- **JOB**: Locate each line below that includes "this" and reproduce it.

--- Start of PROVIDED ENTRIES ---

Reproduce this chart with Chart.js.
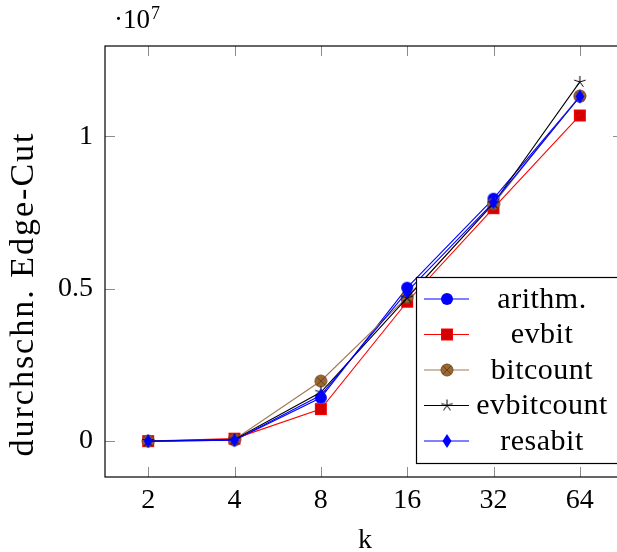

--- End of PROVIDED ENTRIES ---
--- Start of PROVIDED ENTRIES ---

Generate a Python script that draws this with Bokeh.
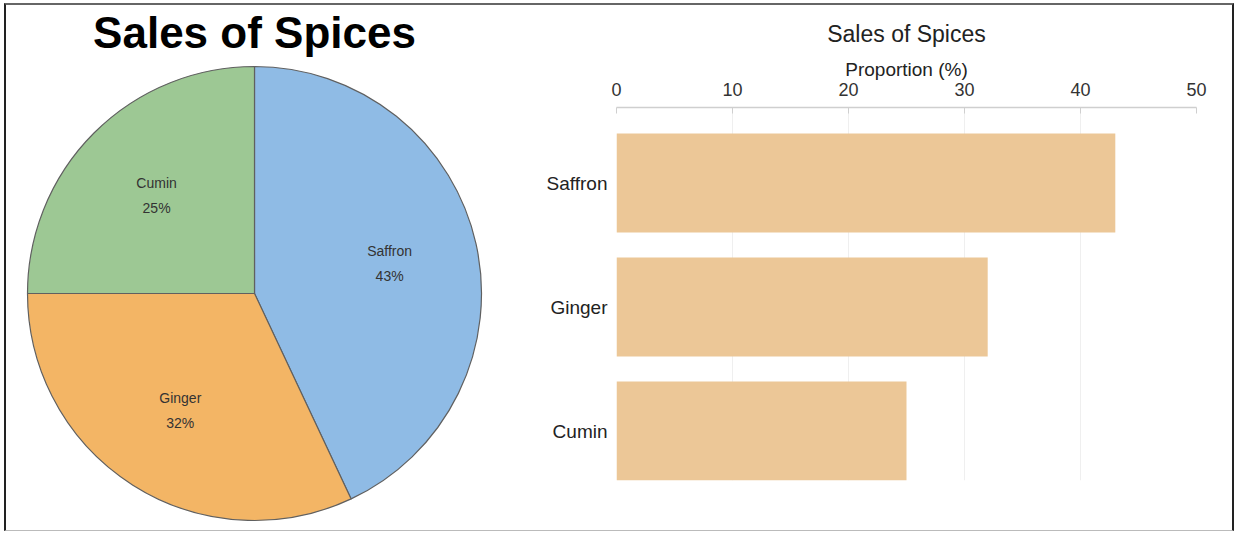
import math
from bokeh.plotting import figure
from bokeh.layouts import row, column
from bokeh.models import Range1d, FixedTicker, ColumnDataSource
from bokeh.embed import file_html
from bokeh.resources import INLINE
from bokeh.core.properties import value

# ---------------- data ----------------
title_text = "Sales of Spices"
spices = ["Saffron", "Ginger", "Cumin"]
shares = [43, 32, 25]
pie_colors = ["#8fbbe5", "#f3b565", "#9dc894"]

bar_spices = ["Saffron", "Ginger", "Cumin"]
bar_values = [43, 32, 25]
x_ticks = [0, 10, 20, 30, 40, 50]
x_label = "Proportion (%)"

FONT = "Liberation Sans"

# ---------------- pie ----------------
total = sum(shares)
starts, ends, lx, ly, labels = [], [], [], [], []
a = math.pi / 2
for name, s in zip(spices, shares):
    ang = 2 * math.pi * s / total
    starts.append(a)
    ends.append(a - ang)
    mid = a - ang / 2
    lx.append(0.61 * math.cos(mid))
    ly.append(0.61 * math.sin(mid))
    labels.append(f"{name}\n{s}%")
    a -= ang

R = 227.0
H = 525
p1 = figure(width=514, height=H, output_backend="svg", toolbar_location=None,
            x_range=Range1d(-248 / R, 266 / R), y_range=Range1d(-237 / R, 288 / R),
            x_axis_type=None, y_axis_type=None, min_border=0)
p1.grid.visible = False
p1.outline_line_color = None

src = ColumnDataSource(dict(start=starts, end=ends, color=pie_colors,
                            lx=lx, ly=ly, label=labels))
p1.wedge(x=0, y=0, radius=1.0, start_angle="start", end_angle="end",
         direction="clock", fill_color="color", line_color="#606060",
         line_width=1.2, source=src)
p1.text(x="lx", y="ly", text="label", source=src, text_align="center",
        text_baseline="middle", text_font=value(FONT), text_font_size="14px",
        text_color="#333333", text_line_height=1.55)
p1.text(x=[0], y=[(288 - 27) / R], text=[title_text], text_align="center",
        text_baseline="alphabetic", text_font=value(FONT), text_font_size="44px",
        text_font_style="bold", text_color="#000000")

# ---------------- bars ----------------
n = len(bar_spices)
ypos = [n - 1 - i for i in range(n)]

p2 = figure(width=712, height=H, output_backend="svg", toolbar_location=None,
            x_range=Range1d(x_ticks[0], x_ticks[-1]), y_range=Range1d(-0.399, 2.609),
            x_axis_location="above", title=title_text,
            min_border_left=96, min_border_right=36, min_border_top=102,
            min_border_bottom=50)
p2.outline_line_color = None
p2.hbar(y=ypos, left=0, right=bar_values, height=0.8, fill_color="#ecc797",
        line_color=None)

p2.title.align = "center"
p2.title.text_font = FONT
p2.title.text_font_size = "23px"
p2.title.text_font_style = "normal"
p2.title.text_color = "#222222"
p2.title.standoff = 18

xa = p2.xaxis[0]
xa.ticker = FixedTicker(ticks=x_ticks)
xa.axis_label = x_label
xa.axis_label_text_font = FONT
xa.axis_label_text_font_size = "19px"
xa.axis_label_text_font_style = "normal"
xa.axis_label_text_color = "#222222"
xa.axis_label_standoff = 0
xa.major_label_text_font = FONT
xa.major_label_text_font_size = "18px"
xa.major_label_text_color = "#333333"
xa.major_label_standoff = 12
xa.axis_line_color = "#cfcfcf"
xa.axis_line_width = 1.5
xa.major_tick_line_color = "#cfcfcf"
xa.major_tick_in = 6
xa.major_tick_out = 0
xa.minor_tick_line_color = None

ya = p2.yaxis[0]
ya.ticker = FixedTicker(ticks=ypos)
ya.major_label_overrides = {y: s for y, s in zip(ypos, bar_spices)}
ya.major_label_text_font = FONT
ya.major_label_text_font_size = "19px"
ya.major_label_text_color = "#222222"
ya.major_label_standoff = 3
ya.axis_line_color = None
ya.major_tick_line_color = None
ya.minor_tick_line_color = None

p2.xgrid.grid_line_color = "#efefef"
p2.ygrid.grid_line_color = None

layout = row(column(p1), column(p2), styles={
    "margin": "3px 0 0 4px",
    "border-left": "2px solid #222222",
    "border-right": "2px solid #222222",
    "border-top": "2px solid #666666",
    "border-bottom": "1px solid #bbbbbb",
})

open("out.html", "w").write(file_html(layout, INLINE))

--- End of PROVIDED ENTRIES ---

- **FULL SOLUTION**:
Reproduce this chart with Chart.js.
Generate a Python script that draws this with Bokeh.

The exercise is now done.